• [DATA PROVIDED]
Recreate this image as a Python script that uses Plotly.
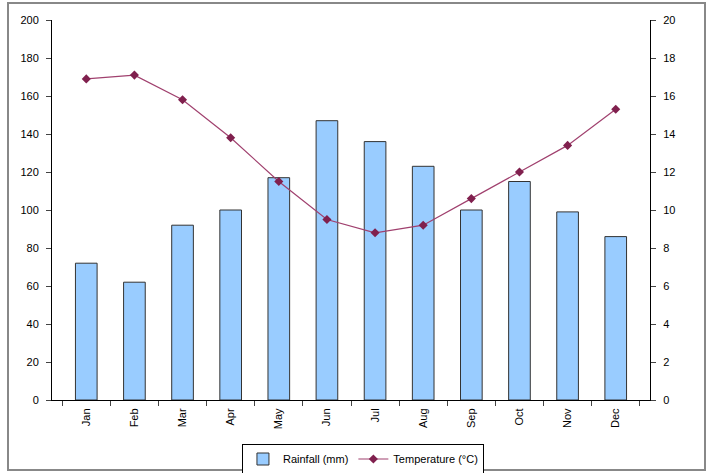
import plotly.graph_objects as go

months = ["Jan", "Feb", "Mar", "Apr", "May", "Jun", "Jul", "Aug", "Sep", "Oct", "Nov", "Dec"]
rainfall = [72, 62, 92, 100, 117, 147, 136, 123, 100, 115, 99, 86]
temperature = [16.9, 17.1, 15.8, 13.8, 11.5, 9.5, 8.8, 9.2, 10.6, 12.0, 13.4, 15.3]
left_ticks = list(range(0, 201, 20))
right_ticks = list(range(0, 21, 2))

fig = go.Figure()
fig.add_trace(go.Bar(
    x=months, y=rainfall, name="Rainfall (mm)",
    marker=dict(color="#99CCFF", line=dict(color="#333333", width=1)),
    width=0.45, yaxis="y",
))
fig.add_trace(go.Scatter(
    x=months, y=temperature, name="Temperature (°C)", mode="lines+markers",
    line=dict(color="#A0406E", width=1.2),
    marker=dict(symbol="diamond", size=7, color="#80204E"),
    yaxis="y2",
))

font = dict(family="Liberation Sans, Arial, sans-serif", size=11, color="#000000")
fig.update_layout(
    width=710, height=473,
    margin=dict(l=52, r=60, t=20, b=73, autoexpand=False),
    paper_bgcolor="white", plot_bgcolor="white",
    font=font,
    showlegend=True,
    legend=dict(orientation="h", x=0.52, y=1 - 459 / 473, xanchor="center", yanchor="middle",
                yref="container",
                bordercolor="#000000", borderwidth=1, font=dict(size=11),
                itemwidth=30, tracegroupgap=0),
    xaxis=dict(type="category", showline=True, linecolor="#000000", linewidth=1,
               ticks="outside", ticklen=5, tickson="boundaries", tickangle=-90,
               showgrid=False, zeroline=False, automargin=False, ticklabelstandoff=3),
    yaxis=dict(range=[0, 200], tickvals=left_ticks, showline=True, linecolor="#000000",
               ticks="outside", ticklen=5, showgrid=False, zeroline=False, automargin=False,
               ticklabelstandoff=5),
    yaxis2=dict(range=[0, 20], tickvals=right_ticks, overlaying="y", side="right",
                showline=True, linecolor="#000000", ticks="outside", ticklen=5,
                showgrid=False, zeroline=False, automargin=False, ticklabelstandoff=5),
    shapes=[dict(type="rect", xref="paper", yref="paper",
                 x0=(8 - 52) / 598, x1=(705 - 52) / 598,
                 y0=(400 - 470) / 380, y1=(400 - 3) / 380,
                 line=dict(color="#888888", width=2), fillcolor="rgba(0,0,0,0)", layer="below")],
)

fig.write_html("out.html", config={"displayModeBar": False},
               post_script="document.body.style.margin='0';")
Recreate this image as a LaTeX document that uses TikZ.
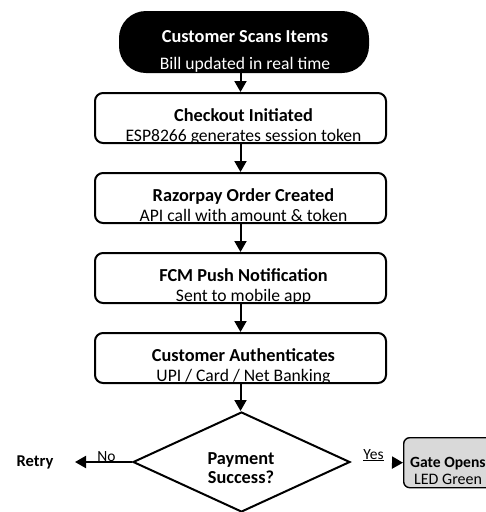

• [DIRECTION] Print exactly the first line of the entries and every line after it through the one that contains "right_ticks = list(range(0, 21, 2))", leaving the pictures out.

• [COMPLETE RESPONSE]
Recreate this image as a Python script that uses Plotly.
import plotly.graph_objects as go

months = ["Jan", "Feb", "Mar", "Apr", "May", "Jun", "Jul", "Aug", "Sep", "Oct", "Nov", "Dec"]
rainfall = [72, 62, 92, 100, 117, 147, 136, 123, 100, 115, 99, 86]
temperature = [16.9, 17.1, 15.8, 13.8, 11.5, 9.5, 8.8, 9.2, 10.6, 12.0, 13.4, 15.3]
left_ticks = list(range(0, 201, 20))
right_ticks = list(range(0, 21, 2))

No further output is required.